» Dataset content:
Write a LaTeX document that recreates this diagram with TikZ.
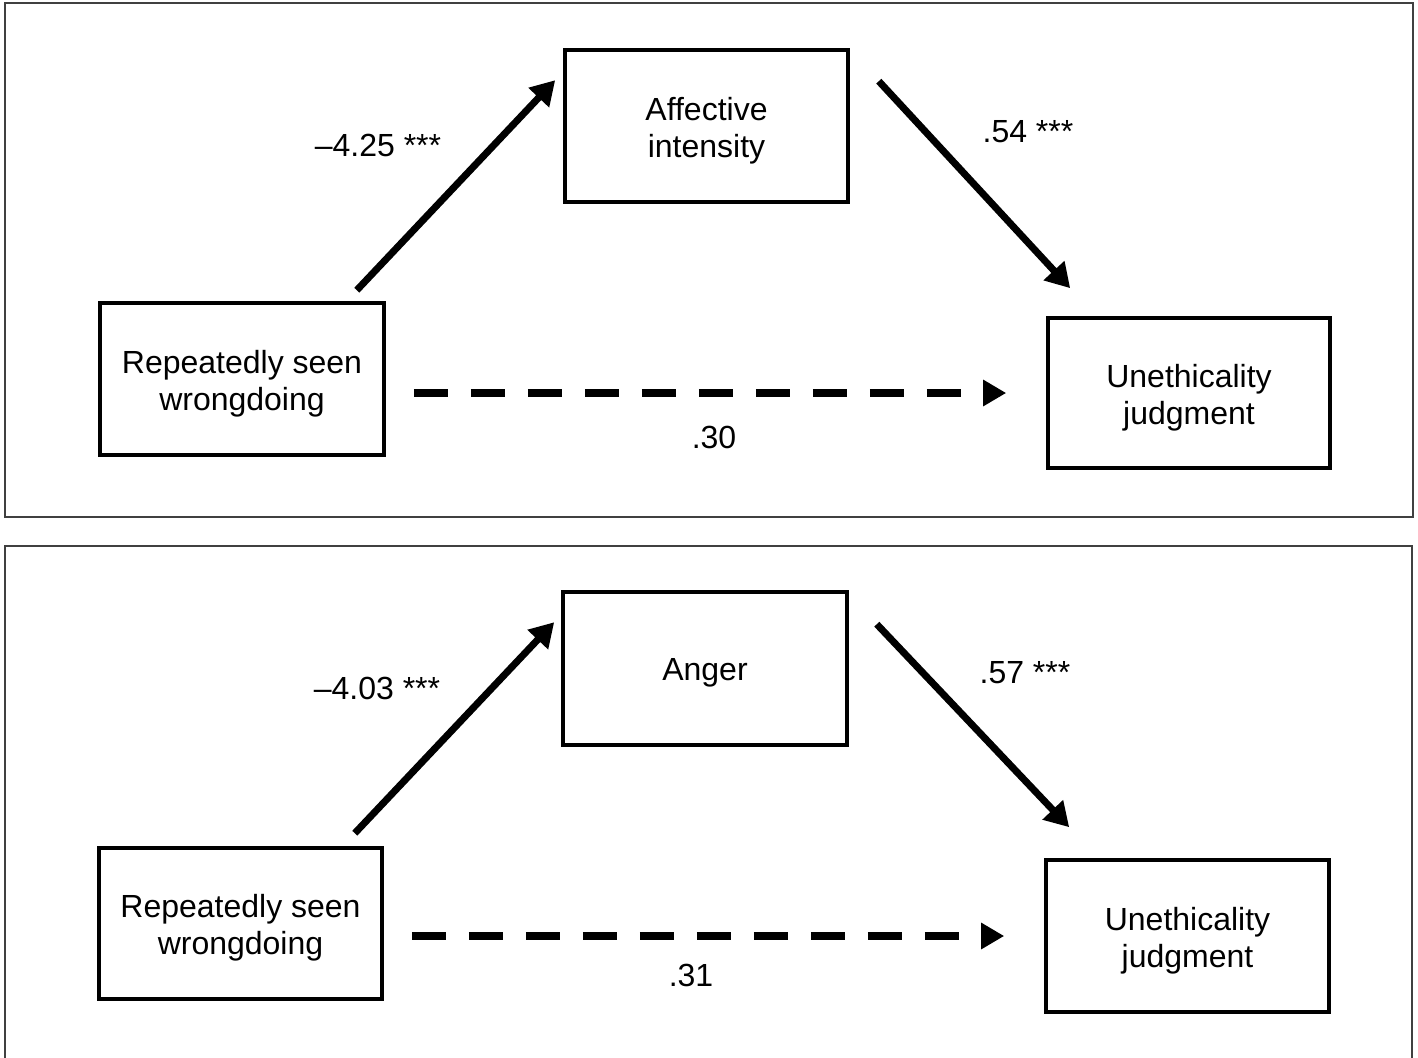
\documentclass[tikz,border=0pt]{standalone}
\usepackage{fontspec}
\setmainfont{Liberation Sans}
\usetikzlibrary{arrows.meta}
\begin{document}
\begin{tikzpicture}[x=1pt,y=-1pt,
  every node/.style={font=\fontsize{32}{37}\selectfont},
  varbox/.style={draw=black,line width=3.6pt,rectangle,inner sep=0pt},
  boxtext/.style={align=center,inner sep=0pt,yshift=-4.5pt},
  panel/.style={draw=black!75,line width=1.6pt},
  arr/.style={line width=7pt,-{Triangle[length=24pt,width=27pt]}},
  darr/.style={line width=7.5pt,dash pattern=on 34pt off 23pt,-{Triangle[length=23pt,width=25pt]}},
  coef/.style={anchor=base,inner sep=0pt}]
\useasboundingbox (0,0) rectangle (1418,1057);
\fill[white] (0,0) rectangle (1418,1057);
% panels
\draw[panel] (5,3) rectangle (1413,517);
\draw[panel] (5,1060) -- (5,546) -- (1412,546) -- (1412,1060);
% ---- top panel ----
\node[varbox,minimum width=284pt,minimum height=152pt,label={[boxtext]center:Repeatedly seen\\wrongdoing}] (rep1) at (242,379) {};
\node[varbox,minimum width=283pt,minimum height=152pt,label={[boxtext]center:Affective\\intensity}] (aff) at (706.5,126) {};
\node[varbox,minimum width=282pt,minimum height=150pt,label={[boxtext]center:Unethicality\\judgment}] (une1) at (1189,393) {};
\draw[arr] ([xshift=-29pt,yshift=11pt]rep1.north east) -- ([xshift=-8pt,yshift=-32pt]aff.north west);
\draw[arr] ([xshift=29pt,yshift=-33pt]aff.north east) -- ([xshift=24pt,yshift=28pt]une1.north west);
\draw[darr] ([xshift=28pt]rep1.east |- une1.west) -- ([xshift=-40pt]une1.west);
\node[coef] (c1) at (378,156) {–4.25 ***};
\node[coef] (c2) at (1028,142) {.54 ***};
\node[coef] (c3) at (714,448) {.30};
% ---- bottom panel ----
\node[varbox,minimum width=283pt,minimum height=151pt,label={[boxtext]center:Repeatedly seen\\wrongdoing}] (rep2) at (240.5,923.5) {};
\node[varbox,minimum width=284pt,minimum height=153pt,label={[boxtext]center:Anger}] (ang) at (705,668.5) {};
\node[varbox,minimum width=283pt,minimum height=152pt,label={[boxtext]center:Unethicality\\judgment}] (une2) at (1187.5,936) {};
\draw[arr] ([xshift=-29pt,yshift=13pt]rep2.north east) -- ([xshift=-7pt,yshift=-32pt]ang.north west);
\draw[arr] ([xshift=28pt,yshift=-34pt]ang.north east) -- ([xshift=25pt,yshift=31pt]une2.north west);
\draw[darr] ([xshift=28pt]rep2.east |- une2.west) -- ([xshift=-40pt]une2.west);
\node[coef] (c4) at (377,699) {–4.03 ***};
\node[coef] (c5) at (1025,683) {.57 ***};
\node[coef] (c6) at (691,986) {.31};
\end{tikzpicture}
\end{document}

» Instructions to follow: Leave out the pictures and transcribe everything else exactly.

» Solution:
Write a LaTeX document that recreates this diagram with TikZ.
\documentclass[tikz,border=0pt]{standalone}
\usepackage{fontspec}
\setmainfont{Liberation Sans}
\usetikzlibrary{arrows.meta}
\begin{document}
\begin{tikzpicture}[x=1pt,y=-1pt,
  every node/.style={font=\fontsize{32}{37}\selectfont},
  varbox/.style={draw=black,line width=3.6pt,rectangle,inner sep=0pt},
  boxtext/.style={align=center,inner sep=0pt,yshift=-4.5pt},
  panel/.style={draw=black!75,line width=1.6pt},
  arr/.style={line width=7pt,-{Triangle[length=24pt,width=27pt]}},
  darr/.style={line width=7.5pt,dash pattern=on 34pt off 23pt,-{Triangle[length=23pt,width=25pt]}},
  coef/.style={anchor=base,inner sep=0pt}]
\useasboundingbox (0,0) rectangle (1418,1057);
\fill[white] (0,0) rectangle (1418,1057);
% panels
\draw[panel] (5,3) rectangle (1413,517);
\draw[panel] (5,1060) -- (5,546) -- (1412,546) -- (1412,1060);
% ---- top panel ----
\node[varbox,minimum width=284pt,minimum height=152pt,label={[boxtext]center:Repeatedly seen\\wrongdoing}] (rep1) at (242,379) {};
\node[varbox,minimum width=283pt,minimum height=152pt,label={[boxtext]center:Affective\\intensity}] (aff) at (706.5,126) {};
\node[varbox,minimum width=282pt,minimum height=150pt,label={[boxtext]center:Unethicality\\judgment}] (une1) at (1189,393) {};
\draw[arr] ([xshift=-29pt,yshift=11pt]rep1.north east) -- ([xshift=-8pt,yshift=-32pt]aff.north west);
\draw[arr] ([xshift=29pt,yshift=-33pt]aff.north east) -- ([xshift=24pt,yshift=28pt]une1.north west);
\draw[darr] ([xshift=28pt]rep1.east |- une1.west) -- ([xshift=-40pt]une1.west);
\node[coef] (c1) at (378,156) {–4.25 ***};
\node[coef] (c2) at (1028,142) {.54 ***};
\node[coef] (c3) at (714,448) {.30};
% ---- bottom panel ----
\node[varbox,minimum width=283pt,minimum height=151pt,label={[boxtext]center:Repeatedly seen\\wrongdoing}] (rep2) at (240.5,923.5) {};
\node[varbox,minimum width=284pt,minimum height=153pt,label={[boxtext]center:Anger}] (ang) at (705,668.5) {};
\node[varbox,minimum width=283pt,minimum height=152pt,label={[boxtext]center:Unethicality\\judgment}] (une2) at (1187.5,936) {};
\draw[arr] ([xshift=-29pt,yshift=13pt]rep2.north east) -- ([xshift=-7pt,yshift=-32pt]ang.north west);
\draw[arr] ([xshift=28pt,yshift=-34pt]ang.north east) -- ([xshift=25pt,yshift=31pt]une2.north west);
\draw[darr] ([xshift=28pt]rep2.east |- une2.west) -- ([xshift=-40pt]une2.west);
\node[coef] (c4) at (377,699) {–4.03 ***};
\node[coef] (c5) at (1025,683) {.57 ***};
\node[coef] (c6) at (691,986) {.31};
\end{tikzpicture}
\end{document}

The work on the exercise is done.